• [Data for this exercise]
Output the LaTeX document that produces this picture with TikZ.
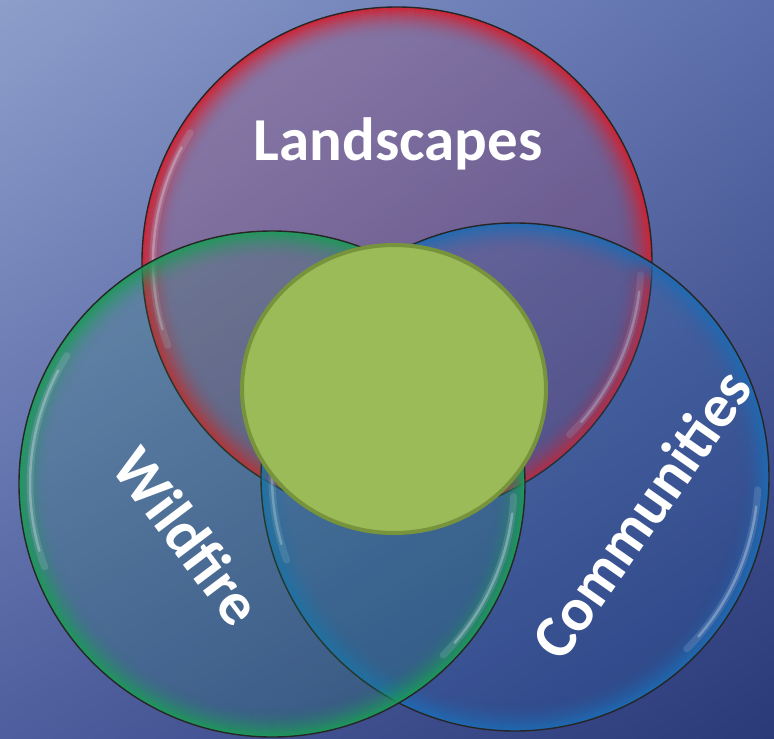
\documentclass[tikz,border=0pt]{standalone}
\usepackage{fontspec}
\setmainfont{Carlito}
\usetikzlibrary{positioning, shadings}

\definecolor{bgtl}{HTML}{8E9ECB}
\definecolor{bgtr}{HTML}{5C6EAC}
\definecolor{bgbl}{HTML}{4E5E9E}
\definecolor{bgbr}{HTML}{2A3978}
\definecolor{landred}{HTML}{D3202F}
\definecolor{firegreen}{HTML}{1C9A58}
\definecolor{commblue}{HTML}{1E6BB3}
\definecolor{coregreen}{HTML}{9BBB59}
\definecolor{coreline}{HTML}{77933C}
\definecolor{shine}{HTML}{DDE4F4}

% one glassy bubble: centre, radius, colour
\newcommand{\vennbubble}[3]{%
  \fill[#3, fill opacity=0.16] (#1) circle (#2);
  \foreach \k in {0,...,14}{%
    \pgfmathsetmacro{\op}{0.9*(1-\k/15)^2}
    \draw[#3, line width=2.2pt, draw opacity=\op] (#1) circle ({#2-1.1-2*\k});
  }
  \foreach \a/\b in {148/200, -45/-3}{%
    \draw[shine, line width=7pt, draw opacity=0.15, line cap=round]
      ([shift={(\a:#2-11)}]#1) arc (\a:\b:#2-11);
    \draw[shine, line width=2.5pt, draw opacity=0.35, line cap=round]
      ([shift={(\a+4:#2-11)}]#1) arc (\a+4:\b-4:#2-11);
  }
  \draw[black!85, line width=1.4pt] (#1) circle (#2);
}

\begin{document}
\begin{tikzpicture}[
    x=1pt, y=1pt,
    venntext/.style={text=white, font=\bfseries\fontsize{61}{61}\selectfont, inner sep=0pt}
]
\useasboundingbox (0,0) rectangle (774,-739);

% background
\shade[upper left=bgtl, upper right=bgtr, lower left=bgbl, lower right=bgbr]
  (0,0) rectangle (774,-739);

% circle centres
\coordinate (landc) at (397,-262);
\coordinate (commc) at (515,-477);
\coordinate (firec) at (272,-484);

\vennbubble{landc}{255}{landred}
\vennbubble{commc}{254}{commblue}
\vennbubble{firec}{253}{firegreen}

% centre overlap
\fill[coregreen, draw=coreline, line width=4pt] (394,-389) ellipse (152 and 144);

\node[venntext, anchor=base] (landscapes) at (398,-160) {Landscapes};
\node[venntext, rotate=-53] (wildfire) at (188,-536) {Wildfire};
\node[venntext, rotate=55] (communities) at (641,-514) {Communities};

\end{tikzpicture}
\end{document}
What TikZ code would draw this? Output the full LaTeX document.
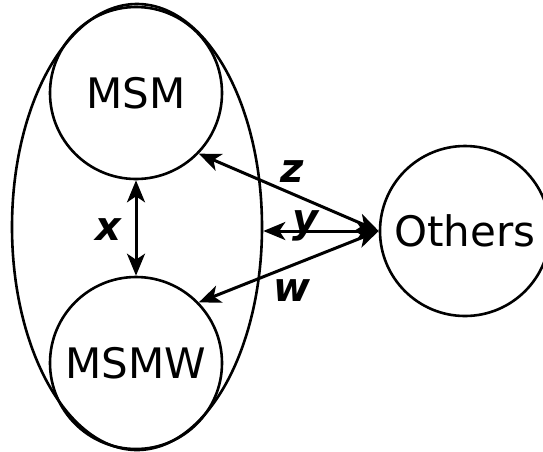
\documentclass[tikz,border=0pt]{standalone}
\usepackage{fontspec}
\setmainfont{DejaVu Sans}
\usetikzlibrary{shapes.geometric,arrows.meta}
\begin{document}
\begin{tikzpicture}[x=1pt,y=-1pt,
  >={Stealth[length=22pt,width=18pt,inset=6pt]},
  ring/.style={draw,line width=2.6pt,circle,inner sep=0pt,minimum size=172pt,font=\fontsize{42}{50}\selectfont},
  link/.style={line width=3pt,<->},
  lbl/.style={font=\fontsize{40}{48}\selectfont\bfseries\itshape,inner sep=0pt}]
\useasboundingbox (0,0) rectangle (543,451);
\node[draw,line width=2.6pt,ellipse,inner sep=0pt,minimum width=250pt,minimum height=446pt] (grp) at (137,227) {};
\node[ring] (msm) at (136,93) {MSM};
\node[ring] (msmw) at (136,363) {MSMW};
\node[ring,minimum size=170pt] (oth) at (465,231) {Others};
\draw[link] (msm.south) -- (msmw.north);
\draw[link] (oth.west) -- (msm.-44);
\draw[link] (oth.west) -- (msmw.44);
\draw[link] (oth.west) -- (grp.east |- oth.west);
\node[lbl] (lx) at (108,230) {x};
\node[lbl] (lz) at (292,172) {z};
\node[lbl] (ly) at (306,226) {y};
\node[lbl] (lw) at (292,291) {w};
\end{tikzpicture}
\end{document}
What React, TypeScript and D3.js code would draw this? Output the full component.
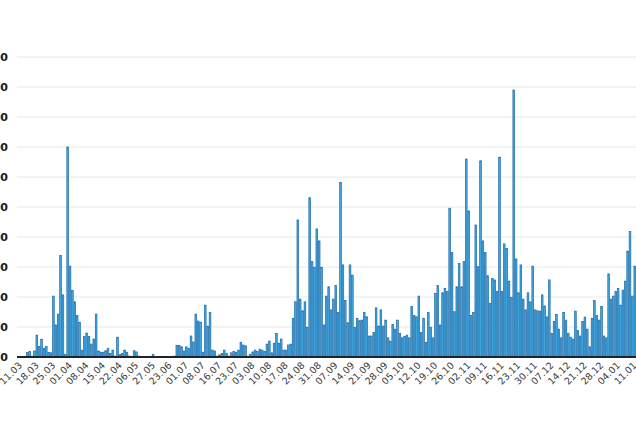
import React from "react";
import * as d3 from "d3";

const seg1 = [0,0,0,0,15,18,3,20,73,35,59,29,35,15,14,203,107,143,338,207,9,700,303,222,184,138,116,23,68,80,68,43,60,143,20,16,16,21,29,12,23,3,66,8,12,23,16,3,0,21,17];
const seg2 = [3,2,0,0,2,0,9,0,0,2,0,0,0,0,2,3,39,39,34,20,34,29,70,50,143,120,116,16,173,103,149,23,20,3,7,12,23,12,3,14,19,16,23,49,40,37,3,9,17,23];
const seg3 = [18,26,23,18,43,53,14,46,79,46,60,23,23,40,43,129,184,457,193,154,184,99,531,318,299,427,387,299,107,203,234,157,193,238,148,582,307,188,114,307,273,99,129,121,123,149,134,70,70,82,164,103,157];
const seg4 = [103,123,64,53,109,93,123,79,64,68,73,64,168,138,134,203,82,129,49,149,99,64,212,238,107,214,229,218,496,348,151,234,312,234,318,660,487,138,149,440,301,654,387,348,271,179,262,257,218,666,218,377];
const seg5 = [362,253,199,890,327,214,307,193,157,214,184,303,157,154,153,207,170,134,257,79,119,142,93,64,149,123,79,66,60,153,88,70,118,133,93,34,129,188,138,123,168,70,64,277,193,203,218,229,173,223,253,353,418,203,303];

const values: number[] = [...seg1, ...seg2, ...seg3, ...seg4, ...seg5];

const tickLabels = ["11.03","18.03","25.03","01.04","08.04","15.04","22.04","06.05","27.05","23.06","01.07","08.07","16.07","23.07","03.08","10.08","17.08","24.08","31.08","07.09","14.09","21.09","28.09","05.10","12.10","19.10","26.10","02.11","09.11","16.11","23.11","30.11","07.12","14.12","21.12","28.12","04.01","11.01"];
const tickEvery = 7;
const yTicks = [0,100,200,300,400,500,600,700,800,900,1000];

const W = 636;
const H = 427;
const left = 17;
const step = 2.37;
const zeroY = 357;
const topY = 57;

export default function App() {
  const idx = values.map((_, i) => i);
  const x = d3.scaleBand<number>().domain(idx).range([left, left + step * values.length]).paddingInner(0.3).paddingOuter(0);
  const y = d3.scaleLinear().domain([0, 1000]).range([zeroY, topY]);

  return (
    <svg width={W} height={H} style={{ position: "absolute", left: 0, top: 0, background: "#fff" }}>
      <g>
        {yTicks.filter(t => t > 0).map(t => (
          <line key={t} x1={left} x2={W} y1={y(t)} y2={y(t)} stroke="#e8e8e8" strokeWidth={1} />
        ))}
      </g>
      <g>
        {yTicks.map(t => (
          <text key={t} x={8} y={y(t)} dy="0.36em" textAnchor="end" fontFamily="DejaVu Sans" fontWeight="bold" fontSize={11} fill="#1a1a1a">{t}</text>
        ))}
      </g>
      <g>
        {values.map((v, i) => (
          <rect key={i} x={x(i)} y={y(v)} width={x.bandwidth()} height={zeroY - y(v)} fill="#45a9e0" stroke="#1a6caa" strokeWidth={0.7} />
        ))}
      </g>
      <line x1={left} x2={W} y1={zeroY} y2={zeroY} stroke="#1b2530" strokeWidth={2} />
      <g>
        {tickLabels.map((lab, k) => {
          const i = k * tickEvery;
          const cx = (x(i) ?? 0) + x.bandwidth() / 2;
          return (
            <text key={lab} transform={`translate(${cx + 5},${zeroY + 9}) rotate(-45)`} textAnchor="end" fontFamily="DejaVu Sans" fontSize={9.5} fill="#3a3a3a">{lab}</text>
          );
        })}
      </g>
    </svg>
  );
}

• [Your goal]
The records above should be reproduced exactly, with no pictures included.

• [Correct result]
Output the LaTeX document that produces this picture with TikZ.
\documentclass[tikz,border=0pt]{standalone}
\usepackage{fontspec}
\setmainfont{Carlito}
\usetikzlibrary{positioning, shadings}

\definecolor{bgtl}{HTML}{8E9ECB}
\definecolor{bgtr}{HTML}{5C6EAC}
\definecolor{bgbl}{HTML}{4E5E9E}
\definecolor{bgbr}{HTML}{2A3978}
\definecolor{landred}{HTML}{D3202F}
\definecolor{firegreen}{HTML}{1C9A58}
\definecolor{commblue}{HTML}{1E6BB3}
\definecolor{coregreen}{HTML}{9BBB59}
\definecolor{coreline}{HTML}{77933C}
\definecolor{shine}{HTML}{DDE4F4}

% one glassy bubble: centre, radius, colour
\newcommand{\vennbubble}[3]{%
  \fill[#3, fill opacity=0.16] (#1) circle (#2);
  \foreach \k in {0,...,14}{%
    \pgfmathsetmacro{\op}{0.9*(1-\k/15)^2}
    \draw[#3, line width=2.2pt, draw opacity=\op] (#1) circle ({#2-1.1-2*\k});
  }
  \foreach \a/\b in {148/200, -45/-3}{%
    \draw[shine, line width=7pt, draw opacity=0.15, line cap=round]
      ([shift={(\a:#2-11)}]#1) arc (\a:\b:#2-11);
    \draw[shine, line width=2.5pt, draw opacity=0.35, line cap=round]
      ([shift={(\a+4:#2-11)}]#1) arc (\a+4:\b-4:#2-11);
  }
  \draw[black!85, line width=1.4pt] (#1) circle (#2);
}

\begin{document}
\begin{tikzpicture}[
    x=1pt, y=1pt,
    venntext/.style={text=white, font=\bfseries\fontsize{61}{61}\selectfont, inner sep=0pt}
]
\useasboundingbox (0,0) rectangle (774,-739);

% background
\shade[upper left=bgtl, upper right=bgtr, lower left=bgbl, lower right=bgbr]
  (0,0) rectangle (774,-739);

% circle centres
\coordinate (landc) at (397,-262);
\coordinate (commc) at (515,-477);
\coordinate (firec) at (272,-484);

\vennbubble{landc}{255}{landred}
\vennbubble{commc}{254}{commblue}
\vennbubble{firec}{253}{firegreen}

% centre overlap
\fill[coregreen, draw=coreline, line width=4pt] (394,-389) ellipse (152 and 144);

\node[venntext, anchor=base] (landscapes) at (398,-160) {Landscapes};
\node[venntext, rotate=-53] (wildfire) at (188,-536) {Wildfire};
\node[venntext, rotate=55] (communities) at (641,-514) {Communities};

\end{tikzpicture}
\end{document}
What TikZ code would draw this? Output the full LaTeX document.
\documentclass[tikz,border=0pt]{standalone}
\usepackage{fontspec}
\setmainfont{DejaVu Sans}
\usetikzlibrary{shapes.geometric,arrows.meta}
\begin{document}
\begin{tikzpicture}[x=1pt,y=-1pt,
  >={Stealth[length=22pt,width=18pt,inset=6pt]},
  ring/.style={draw,line width=2.6pt,circle,inner sep=0pt,minimum size=172pt,font=\fontsize{42}{50}\selectfont},
  link/.style={line width=3pt,<->},
  lbl/.style={font=\fontsize{40}{48}\selectfont\bfseries\itshape,inner sep=0pt}]
\useasboundingbox (0,0) rectangle (543,451);
\node[draw,line width=2.6pt,ellipse,inner sep=0pt,minimum width=250pt,minimum height=446pt] (grp) at (137,227) {};
\node[ring] (msm) at (136,93) {MSM};
\node[ring] (msmw) at (136,363) {MSMW};
\node[ring,minimum size=170pt] (oth) at (465,231) {Others};
\draw[link] (msm.south) -- (msmw.north);
\draw[link] (oth.west) -- (msm.-44);
\draw[link] (oth.west) -- (msmw.44);
\draw[link] (oth.west) -- (grp.east |- oth.west);
\node[lbl] (lx) at (108,230) {x};
\node[lbl] (lz) at (292,172) {z};
\node[lbl] (ly) at (306,226) {y};
\node[lbl] (lw) at (292,291) {w};
\end{tikzpicture}
\end{document}
What React, TypeScript and D3.js code would draw this? Output the full component.
import React from "react";
import * as d3 from "d3";

const seg1 = [0,0,0,0,15,18,3,20,73,35,59,29,35,15,14,203,107,143,338,207,9,700,303,222,184,138,116,23,68,80,68,43,60,143,20,16,16,21,29,12,23,3,66,8,12,23,16,3,0,21,17];
const seg2 = [3,2,0,0,2,0,9,0,0,2,0,0,0,0,2,3,39,39,34,20,34,29,70,50,143,120,116,16,173,103,149,23,20,3,7,12,23,12,3,14,19,16,23,49,40,37,3,9,17,23];
const seg3 = [18,26,23,18,43,53,14,46,79,46,60,23,23,40,43,129,184,457,193,154,184,99,531,318,299,427,387,299,107,203,234,157,193,238,148,582,307,188,114,307,273,99,129,121,123,149,134,70,70,82,164,103,157];
const seg4 = [103,123,64,53,109,93,123,79,64,68,73,64,168,138,134,203,82,129,49,149,99,64,212,238,107,214,229,218,496,348,151,234,312,234,318,660,487,138,149,440,301,654,387,348,271,179,262,257,218,666,218,377];
const seg5 = [362,253,199,890,327,214,307,193,157,214,184,303,157,154,153,207,170,134,257,79,119,142,93,64,149,123,79,66,60,153,88,70,118,133,93,34,129,188,138,123,168,70,64,277,193,203,218,229,173,223,253,353,418,203,303];

const values: number[] = [...seg1, ...seg2, ...seg3, ...seg4, ...seg5];

const tickLabels = ["11.03","18.03","25.03","01.04","08.04","15.04","22.04","06.05","27.05","23.06","01.07","08.07","16.07","23.07","03.08","10.08","17.08","24.08","31.08","07.09","14.09","21.09","28.09","05.10","12.10","19.10","26.10","02.11","09.11","16.11","23.11","30.11","07.12","14.12","21.12","28.12","04.01","11.01"];
const tickEvery = 7;
const yTicks = [0,100,200,300,400,500,600,700,800,900,1000];

const W = 636;
const H = 427;
const left = 17;
const step = 2.37;
const zeroY = 357;
const topY = 57;

export default function App() {
  const idx = values.map((_, i) => i);
  const x = d3.scaleBand<number>().domain(idx).range([left, left + step * values.length]).paddingInner(0.3).paddingOuter(0);
  const y = d3.scaleLinear().domain([0, 1000]).range([zeroY, topY]);

  return (
    <svg width={W} height={H} style={{ position: "absolute", left: 0, top: 0, background: "#fff" }}>
      <g>
        {yTicks.filter(t => t > 0).map(t => (
          <line key={t} x1={left} x2={W} y1={y(t)} y2={y(t)} stroke="#e8e8e8" strokeWidth={1} />
        ))}
      </g>
      <g>
        {yTicks.map(t => (
          <text key={t} x={8} y={y(t)} dy="0.36em" textAnchor="end" fontFamily="DejaVu Sans" fontWeight="bold" fontSize={11} fill="#1a1a1a">{t}</text>
        ))}
      </g>
      <g>
        {values.map((v, i) => (
          <rect key={i} x={x(i)} y={y(v)} width={x.bandwidth()} height={zeroY - y(v)} fill="#45a9e0" stroke="#1a6caa" strokeWidth={0.7} />
        ))}
      </g>
      <line x1={left} x2={W} y1={zeroY} y2={zeroY} stroke="#1b2530" strokeWidth={2} />
      <g>
        {tickLabels.map((lab, k) => {
          const i = k * tickEvery;
          const cx = (x(i) ?? 0) + x.bandwidth() / 2;
          return (
            <text key={lab} transform={`translate(${cx + 5},${zeroY + 9}) rotate(-45)`} textAnchor="end" fontFamily="DejaVu Sans" fontSize={9.5} fill="#3a3a3a">{lab}</text>
          );
        })}
      </g>
    </svg>
  );
}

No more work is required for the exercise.